(586h) A Comprehensive Study of Surfactant-Polymer Formulations for Oilfield Applications

The oilfield industry is making efforts to enhance the production of running oil wells to meet the global energy demand. The chemical-enhanced oil recovery (cEOR) method plays a crucial role, offering capable ways for enhancing oil recovery. However, conventional chemicals used for cEOR encounter stability issues when applied in harsh reservoir conditions such as high salinity and high temperature.

This work explores the synthesis and application of betaine-based polyoxyethylene surfactants for chemical-enhanced oil recovery (cEOR) under harsh conditions. The surfactants were designed to address high temperatures and high salinity conditions in reservoirs. The structures of the synthesized surfactants were identified by nuclear magnetic resonance, Fourier transform infrared, and Thermogravimetric analysis (TGA) followed by surface analysis. The surfactants were then combined with the commercial polymer with different mixing ratios to identify the best ratio for the rheological parameter identification using the discovery hybrid rheometer (DHR-3).
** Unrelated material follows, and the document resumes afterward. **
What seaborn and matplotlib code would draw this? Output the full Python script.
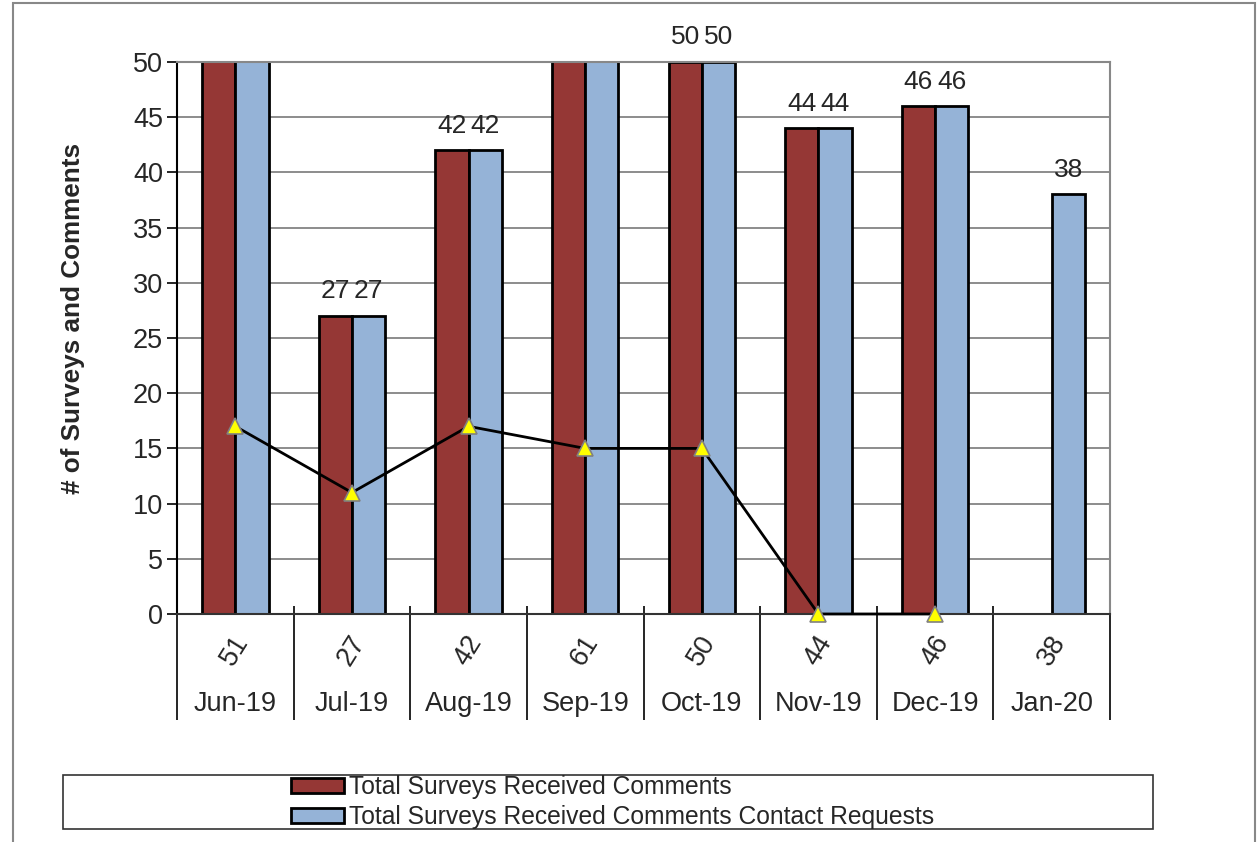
import numpy as np
import pandas as pd
import matplotlib
matplotlib.use("Agg")
import matplotlib.pyplot as plt
import seaborn as sns
from matplotlib.patches import Rectangle
from matplotlib.transforms import blended_transform_factory

# -----------------------
# DATA
# -----------------------
months = ['Jun-19', 'Jul-19', 'Aug-19', 'Sep-19', 'Oct-19', 'Nov-19', 'Dec-19', 'Jan-20']
totals = [51, 27, 42, 61, 50, 44, 46, 38]
received_comments = [51, 27, 42, 61, 50, 44, 46, np.nan]
contact_requests = [51, 27, 42, 61, 50, 44, 46, 38]
trend = [17, 11, 17, 15, 15, 0, 0, np.nan]

series_names = ['Total Surveys Received Comments',
                'Total Surveys Received Comments Contact Requests']
colors = ['#953735', '#95B3D7']

# -----------------------
# STYLE
# -----------------------
sns.set_style("white")
plt.rcParams['font.family'] = ['Liberation Sans', 'DejaVu Sans']

df = pd.DataFrame({
    'month': months * 2,
    'count': received_comments + contact_requests,
    'series': [series_names[0]] * len(months) + [series_names[1]] * len(months),
})

fig, ax = plt.subplots(figsize=(12.58, 8.42), dpi=100)
fig.subplots_adjust(left=177 / 1258, right=1110 / 1258, top=1 - 62 / 842, bottom=1 - 614 / 842)

sns.barplot(
    data=df, x='month', y='count', hue='series', order=months, hue_order=series_names,
    palette=colors, width=0.57, edgecolor='black', linewidth=2, saturation=1, ax=ax,
)

# labels only where the bar fits inside the axis range
for c in ax.containers:
    labels = [f"{v:.0f}" if v <= 50 else "" for v in c.datavalues]
    ax.bar_label(c, labels=labels, padding=9, fontsize=19)

# trend line
ax.plot(range(len(months)), trend, color='black', lw=2, marker='^', markersize=11,
        markerfacecolor='#FFFF00', markeredgecolor='#808080', markeredgewidth=1.2,
        clip_on=False, zorder=5)

ax.set_ylim(0, 50)
ax.set_yticks(range(0, 51, 5))
ax.set_xlim(-0.5, len(months) - 0.5)
ax.yaxis.grid(True, color='#8c8c8c', lw=1.4)
ax.set_axisbelow(True)
ax.tick_params(axis='y', labelsize=19.5, length=7, width=1.2, color='black', direction='out',
               left=True, pad=3)
ax.tick_params(axis='x', length=0, labelbottom=False)
ax.set_xlabel('')
ax.set_ylabel('# of Surveys and Comments', fontsize=18.8, fontweight='bold')
ax.yaxis.set_label_coords(-0.099, 0.536)

for side in ['top', 'right']:
    ax.spines[side].set_color('#888888')
    ax.spines[side].set_linewidth(1.5)
ax.spines['left'].set_color('black')
ax.spines['left'].set_linewidth(1.5)
ax.spines['bottom'].set_color('#333333')
ax.spines['bottom'].set_linewidth(1.5)

# two-level category axis
trans = blended_transform_factory(ax.transData, ax.transAxes)
for i, (m, t) in enumerate(zip(months, totals)):
    ax.text(i, -0.066, str(t), rotation=58, ha='center', va='center',
            transform=trans, fontsize=19.5)
    ax.text(i, -0.163, m, ha='center', va='center', transform=trans, fontsize=19.5)
ax.vlines(np.arange(len(months) + 1) - 0.5, -0.192, 0.015, transform=trans,
          color='black', lw=1.2, clip_on=False)

# legend in a wide box below
handles, labels = ax.get_legend_handles_labels()
if ax.get_legend() is not None:
    ax.get_legend().remove()
for h in handles:
    h.set_edgecolor('black')
    h.set_linewidth(2)
fig.legend(handles, labels, loc='center left', bbox_to_anchor=(279 / 1258, 1 - 802 / 842),
           frameon=False, fontsize=17.7, handlelength=2.15, handleheight=0.55,
           handletextpad=0.2, labelspacing=0.24, borderpad=0)
fig.patches.append(Rectangle((63 / 1258, 1 - 829 / 842), 1090 / 1258, 54 / 842,
                             transform=fig.transFigure, fill=False,
                             edgecolor='#333333', lw=1.2))
# outer chart frame
fig.patches.append(Rectangle((13 / 1258, -0.01), 1242 / 1258, 1.01 - 3 / 842,
                             transform=fig.transFigure, fill=False,
                             edgecolor='#888888', lw=1.5))

fig.savefig('out.png', dpi=100)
TGA data displayed that the synthesized surfactants showed excellent thermal stability, exhibiting outstanding resistance to temperatures up to 280°C. Experimental findings including critical micelle concentration and interfacial tension have shown that the synthesized surfactants are fairly stable and efficient in reducing surface tension between oil and water. In addition, the surfactants were found to be compatible with the polymer and no precipitation or phase separation was detected in surfactant-polymer formulation. The rheological results showed that the storage modulus was dropped while increasing the amount of surfactant at lower shear and frequency due to charge screening and chemical interaction.

The current work highlights an important advancement in cEOR technology, offering a promising route to enhance oil recovery, especially in harsh oilfield conditions.